This data was then read by the Arduino and computer to miles per hour using the radius of my bike wheel. Finally, miles per hour was displayed by the LCD.

One problem I had with this was getting to zero miles per hour when stopped. Technically, the LCD only displayed the previous revolution’s average velocity. The program would see the magnet, count up milliseconds, see the magnet aging, and then find the elapsed time which would be displayed on the LCD. (Kind of like when you first learn about integrals with that annoying add-up-the-bars method.) This doesn’t matter when you are peddling along at a good speed, but when you stop, the LCD ends up displaying something like 4mph when you aren’t going anywhere. To fix this I would have had to implement some code, saying something like “if elapsed time is > x, set speeed = 0.”

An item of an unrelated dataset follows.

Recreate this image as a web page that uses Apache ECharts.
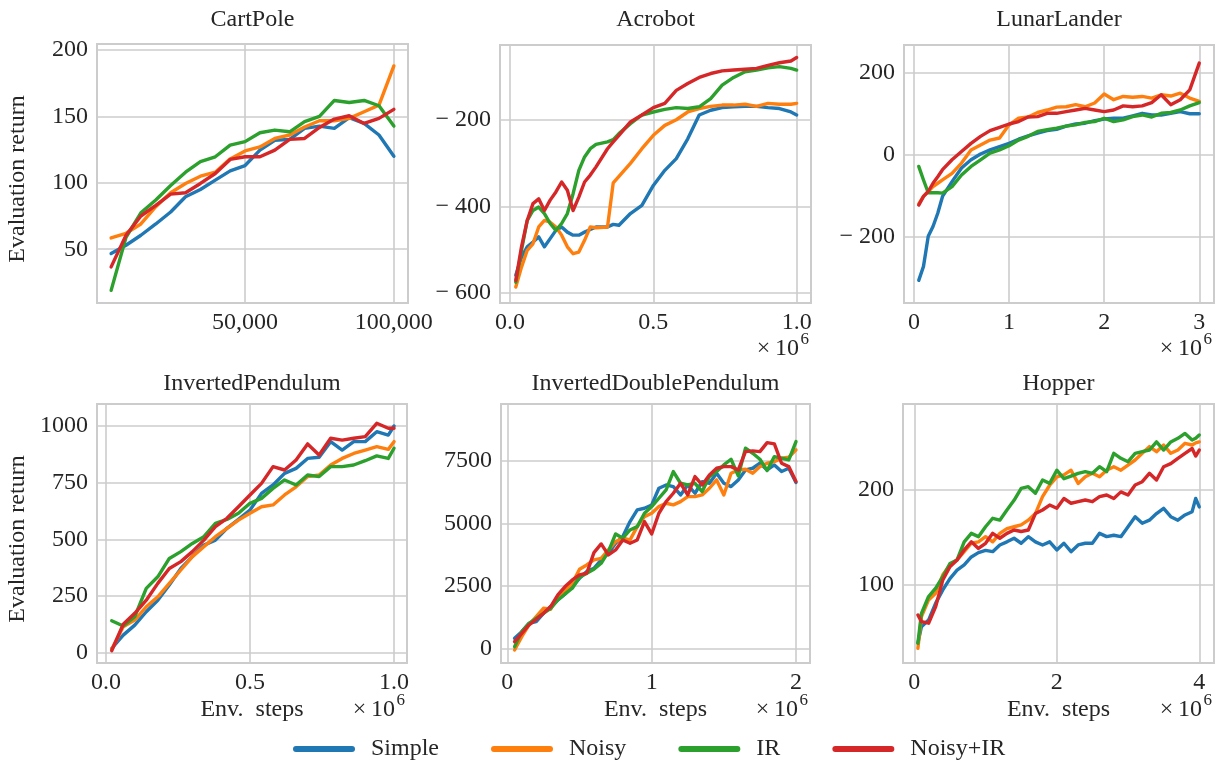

The temperature sensor was pretty easy. All I had to do was follow the schematic for the circuit read the temperature sensor, and use some code snipits from my instructor for converting the feedback from the sensor to degrees F and C. Basically, Arduinos reads all analog input as ints from 0 to 1023, and you need some conversions to change that into temperatures. I also learned to b vary careful about attaching a temperature sensor to a circuit backwards. When this happens the sensor becomes VERY hot in a short amount of time. If you ever attached a temperature sensor backwards, you will know. Trust me.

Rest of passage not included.